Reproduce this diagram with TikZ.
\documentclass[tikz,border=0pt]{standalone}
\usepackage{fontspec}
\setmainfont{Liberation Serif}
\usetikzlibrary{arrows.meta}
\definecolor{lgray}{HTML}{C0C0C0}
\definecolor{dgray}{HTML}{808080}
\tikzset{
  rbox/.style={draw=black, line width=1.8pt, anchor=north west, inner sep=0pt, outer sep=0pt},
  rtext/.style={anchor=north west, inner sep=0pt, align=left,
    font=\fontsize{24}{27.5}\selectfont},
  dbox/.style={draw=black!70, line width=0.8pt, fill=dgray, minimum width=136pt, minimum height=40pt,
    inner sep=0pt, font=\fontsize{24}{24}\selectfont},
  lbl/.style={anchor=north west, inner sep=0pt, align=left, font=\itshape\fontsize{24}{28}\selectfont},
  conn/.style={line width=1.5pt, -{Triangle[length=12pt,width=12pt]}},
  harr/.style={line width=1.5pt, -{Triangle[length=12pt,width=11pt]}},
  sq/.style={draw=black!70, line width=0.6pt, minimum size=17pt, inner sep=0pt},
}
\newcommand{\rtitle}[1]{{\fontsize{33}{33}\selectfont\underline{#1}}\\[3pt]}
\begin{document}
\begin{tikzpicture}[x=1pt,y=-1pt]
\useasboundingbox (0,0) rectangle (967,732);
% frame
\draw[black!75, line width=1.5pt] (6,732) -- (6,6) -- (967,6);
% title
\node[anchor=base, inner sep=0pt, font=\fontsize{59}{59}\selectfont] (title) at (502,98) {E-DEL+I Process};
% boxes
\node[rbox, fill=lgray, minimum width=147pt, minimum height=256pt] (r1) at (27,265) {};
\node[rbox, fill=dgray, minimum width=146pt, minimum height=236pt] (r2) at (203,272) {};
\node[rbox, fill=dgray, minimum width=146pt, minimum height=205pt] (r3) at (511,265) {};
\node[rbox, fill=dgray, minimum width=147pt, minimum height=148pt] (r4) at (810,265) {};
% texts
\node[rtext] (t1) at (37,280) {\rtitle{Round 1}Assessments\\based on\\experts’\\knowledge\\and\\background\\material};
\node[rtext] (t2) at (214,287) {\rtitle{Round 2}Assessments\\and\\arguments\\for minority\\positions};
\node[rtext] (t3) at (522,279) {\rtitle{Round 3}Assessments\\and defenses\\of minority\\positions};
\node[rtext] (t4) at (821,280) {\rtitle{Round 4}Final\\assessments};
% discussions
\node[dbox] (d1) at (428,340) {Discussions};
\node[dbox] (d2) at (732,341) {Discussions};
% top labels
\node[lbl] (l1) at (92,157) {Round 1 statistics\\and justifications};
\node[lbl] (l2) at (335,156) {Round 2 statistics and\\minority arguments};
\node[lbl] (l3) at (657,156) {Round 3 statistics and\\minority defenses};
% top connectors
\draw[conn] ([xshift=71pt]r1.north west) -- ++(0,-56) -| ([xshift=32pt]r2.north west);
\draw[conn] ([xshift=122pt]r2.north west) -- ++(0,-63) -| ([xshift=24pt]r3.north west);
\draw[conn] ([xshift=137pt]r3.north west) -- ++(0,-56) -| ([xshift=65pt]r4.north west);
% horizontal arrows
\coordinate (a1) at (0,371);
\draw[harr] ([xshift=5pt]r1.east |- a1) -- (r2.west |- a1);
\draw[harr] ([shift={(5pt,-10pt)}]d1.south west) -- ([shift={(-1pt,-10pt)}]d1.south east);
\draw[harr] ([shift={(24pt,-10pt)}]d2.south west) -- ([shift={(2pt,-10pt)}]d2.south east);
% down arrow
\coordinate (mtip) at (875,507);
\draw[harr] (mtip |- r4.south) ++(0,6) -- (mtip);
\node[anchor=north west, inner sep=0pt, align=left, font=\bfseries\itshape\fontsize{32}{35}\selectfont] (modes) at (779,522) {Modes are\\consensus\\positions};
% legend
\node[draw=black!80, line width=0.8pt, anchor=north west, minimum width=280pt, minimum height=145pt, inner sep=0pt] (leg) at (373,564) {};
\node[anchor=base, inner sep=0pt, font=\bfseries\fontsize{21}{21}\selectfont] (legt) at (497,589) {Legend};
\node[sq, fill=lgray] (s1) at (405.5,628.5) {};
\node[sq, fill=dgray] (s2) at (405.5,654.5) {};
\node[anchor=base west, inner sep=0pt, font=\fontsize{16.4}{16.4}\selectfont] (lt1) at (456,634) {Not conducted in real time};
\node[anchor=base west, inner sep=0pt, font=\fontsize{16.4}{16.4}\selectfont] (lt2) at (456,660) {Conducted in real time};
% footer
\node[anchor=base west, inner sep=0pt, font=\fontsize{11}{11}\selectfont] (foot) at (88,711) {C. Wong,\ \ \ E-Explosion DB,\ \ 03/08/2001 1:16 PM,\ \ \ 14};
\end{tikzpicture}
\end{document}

--------

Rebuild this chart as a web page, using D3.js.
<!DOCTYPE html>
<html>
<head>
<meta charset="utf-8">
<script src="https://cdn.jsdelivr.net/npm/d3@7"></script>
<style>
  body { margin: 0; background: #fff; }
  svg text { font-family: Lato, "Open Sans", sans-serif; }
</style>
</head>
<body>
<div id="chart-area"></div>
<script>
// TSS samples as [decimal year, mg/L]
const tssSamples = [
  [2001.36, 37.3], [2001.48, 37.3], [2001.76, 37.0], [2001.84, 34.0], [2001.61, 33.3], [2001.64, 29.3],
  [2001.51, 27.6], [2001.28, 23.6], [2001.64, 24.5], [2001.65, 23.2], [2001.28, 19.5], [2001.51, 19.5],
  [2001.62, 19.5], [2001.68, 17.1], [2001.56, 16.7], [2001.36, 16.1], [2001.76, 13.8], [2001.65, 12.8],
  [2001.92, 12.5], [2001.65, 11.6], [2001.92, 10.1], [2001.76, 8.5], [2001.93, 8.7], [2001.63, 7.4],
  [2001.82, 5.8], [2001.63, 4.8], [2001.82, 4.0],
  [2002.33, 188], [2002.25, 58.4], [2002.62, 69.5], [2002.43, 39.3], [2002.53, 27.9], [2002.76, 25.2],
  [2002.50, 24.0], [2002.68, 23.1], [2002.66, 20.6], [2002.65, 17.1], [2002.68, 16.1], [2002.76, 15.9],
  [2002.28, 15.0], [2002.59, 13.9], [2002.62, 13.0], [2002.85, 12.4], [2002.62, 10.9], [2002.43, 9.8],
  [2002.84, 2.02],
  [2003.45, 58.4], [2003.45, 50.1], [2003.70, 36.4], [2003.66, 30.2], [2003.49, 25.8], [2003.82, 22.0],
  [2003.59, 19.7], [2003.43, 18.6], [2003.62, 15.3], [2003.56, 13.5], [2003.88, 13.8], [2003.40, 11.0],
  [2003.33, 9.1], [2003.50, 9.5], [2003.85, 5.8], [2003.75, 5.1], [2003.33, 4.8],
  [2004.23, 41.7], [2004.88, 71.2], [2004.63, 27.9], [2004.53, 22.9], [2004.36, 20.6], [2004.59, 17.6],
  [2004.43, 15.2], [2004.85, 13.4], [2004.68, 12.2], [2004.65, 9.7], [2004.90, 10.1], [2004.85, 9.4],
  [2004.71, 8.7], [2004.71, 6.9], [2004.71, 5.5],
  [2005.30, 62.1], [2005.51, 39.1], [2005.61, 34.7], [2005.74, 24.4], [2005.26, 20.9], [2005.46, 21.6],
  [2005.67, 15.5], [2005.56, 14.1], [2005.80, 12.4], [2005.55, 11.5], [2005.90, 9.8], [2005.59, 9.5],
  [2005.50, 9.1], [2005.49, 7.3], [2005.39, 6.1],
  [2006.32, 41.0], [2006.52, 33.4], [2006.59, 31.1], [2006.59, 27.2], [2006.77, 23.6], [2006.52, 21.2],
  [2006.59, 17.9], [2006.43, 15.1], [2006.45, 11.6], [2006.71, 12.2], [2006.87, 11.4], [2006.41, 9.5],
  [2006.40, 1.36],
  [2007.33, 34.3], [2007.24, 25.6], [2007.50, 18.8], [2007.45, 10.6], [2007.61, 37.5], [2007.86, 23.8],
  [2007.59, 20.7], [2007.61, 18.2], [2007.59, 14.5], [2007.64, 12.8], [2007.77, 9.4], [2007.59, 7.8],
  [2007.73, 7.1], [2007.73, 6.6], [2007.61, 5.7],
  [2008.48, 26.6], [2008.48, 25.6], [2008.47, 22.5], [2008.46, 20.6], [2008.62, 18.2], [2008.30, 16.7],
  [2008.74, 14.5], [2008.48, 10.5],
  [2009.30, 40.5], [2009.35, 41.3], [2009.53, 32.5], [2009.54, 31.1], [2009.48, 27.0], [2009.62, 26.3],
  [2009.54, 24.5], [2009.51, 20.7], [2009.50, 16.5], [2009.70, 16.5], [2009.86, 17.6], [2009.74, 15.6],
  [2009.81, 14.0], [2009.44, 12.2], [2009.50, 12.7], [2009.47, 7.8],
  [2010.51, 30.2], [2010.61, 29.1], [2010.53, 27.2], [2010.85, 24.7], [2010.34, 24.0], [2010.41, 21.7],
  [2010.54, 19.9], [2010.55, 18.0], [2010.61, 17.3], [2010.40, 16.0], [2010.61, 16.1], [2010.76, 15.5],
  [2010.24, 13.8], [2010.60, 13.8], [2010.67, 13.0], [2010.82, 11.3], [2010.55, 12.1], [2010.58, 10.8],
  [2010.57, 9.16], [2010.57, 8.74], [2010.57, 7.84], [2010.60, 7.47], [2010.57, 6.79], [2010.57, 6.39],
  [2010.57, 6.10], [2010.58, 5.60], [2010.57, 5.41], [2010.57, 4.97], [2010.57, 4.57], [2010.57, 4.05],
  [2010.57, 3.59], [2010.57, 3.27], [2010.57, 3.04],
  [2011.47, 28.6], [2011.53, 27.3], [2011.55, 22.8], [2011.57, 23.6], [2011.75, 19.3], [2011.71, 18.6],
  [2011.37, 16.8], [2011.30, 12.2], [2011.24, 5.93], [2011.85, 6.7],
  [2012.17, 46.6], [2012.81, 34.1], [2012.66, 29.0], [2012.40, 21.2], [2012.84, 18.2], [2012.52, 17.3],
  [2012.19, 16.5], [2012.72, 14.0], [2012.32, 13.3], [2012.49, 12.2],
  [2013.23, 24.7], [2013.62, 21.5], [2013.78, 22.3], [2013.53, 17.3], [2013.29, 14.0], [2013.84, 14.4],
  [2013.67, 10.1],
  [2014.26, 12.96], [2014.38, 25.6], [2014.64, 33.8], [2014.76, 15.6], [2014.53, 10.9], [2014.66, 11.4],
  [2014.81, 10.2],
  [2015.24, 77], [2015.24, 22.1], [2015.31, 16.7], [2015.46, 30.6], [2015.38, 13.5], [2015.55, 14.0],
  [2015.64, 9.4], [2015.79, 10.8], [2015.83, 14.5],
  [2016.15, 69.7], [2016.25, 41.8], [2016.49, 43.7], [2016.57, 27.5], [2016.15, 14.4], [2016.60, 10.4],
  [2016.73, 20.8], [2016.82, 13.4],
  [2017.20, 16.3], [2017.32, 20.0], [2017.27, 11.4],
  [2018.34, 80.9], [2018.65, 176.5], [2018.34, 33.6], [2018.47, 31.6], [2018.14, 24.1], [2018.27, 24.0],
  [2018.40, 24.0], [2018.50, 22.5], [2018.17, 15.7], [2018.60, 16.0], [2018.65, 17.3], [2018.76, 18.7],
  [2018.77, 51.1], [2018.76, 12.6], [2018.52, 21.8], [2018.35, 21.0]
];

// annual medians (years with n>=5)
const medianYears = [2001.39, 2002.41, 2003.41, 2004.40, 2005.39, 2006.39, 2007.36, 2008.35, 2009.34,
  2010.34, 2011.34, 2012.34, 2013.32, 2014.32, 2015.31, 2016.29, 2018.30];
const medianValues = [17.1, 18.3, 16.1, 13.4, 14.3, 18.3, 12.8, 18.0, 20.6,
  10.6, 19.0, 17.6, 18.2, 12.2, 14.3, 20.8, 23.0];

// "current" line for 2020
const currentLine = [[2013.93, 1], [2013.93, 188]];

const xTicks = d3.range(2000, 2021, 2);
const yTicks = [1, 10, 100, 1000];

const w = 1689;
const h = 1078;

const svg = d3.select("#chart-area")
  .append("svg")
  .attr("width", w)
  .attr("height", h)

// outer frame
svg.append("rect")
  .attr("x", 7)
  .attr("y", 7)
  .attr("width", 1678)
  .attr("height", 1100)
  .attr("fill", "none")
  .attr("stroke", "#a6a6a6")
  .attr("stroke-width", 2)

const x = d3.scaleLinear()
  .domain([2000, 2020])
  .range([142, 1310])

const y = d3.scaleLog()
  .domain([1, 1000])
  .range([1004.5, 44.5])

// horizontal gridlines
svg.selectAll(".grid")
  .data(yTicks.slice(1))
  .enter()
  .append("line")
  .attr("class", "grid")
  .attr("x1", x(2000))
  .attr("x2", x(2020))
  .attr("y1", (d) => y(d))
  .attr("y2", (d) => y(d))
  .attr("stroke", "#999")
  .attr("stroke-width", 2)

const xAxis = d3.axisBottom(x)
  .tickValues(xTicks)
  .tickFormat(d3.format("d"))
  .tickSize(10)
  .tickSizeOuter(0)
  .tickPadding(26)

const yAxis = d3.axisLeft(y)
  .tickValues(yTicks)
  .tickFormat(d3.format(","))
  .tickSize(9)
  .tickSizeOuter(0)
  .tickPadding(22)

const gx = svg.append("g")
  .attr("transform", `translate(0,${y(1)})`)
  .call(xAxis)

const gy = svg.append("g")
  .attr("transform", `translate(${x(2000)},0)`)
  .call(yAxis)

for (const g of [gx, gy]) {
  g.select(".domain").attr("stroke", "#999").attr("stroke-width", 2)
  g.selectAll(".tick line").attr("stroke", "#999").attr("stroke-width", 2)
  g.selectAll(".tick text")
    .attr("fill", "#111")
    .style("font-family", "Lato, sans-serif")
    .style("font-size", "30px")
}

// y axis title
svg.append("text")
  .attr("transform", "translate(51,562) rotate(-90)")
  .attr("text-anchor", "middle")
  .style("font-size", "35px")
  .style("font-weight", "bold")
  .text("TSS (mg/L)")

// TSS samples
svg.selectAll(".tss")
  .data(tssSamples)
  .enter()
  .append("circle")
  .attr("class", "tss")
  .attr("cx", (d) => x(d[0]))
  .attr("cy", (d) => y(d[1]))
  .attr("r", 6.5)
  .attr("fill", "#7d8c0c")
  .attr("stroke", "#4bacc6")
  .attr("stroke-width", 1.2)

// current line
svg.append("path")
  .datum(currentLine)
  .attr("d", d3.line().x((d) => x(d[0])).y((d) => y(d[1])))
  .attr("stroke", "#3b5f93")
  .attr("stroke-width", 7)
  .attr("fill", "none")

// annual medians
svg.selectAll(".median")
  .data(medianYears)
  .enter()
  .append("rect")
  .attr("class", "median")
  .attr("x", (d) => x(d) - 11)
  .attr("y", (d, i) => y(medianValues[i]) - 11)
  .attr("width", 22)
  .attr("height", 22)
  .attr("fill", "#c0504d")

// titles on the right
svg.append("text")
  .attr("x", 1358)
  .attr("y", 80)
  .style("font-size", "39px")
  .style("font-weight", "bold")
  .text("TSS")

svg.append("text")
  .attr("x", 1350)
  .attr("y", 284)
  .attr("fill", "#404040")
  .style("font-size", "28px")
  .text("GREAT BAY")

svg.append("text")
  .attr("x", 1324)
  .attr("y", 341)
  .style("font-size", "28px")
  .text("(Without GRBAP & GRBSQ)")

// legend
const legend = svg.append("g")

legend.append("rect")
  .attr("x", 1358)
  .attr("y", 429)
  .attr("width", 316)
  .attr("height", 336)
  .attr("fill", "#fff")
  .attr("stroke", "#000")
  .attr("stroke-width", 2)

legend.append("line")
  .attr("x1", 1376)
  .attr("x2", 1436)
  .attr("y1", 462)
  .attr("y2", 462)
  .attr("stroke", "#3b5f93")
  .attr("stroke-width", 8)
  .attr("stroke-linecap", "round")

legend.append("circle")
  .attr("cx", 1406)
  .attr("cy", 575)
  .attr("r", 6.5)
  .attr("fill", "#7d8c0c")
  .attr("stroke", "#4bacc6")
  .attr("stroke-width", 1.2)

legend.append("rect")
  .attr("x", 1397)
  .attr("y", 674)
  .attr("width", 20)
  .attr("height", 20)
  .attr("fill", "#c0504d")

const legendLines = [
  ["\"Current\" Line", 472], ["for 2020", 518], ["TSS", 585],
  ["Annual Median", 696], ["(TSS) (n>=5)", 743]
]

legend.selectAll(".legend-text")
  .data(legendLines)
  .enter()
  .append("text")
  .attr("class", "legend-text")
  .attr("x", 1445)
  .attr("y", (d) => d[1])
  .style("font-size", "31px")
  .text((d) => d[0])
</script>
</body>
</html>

--------

▸ **REQUEST**
What is the number of lines that contain "this"? Reply with that number alone.

▸ **OUTPUT OF THE EXERCISE**
2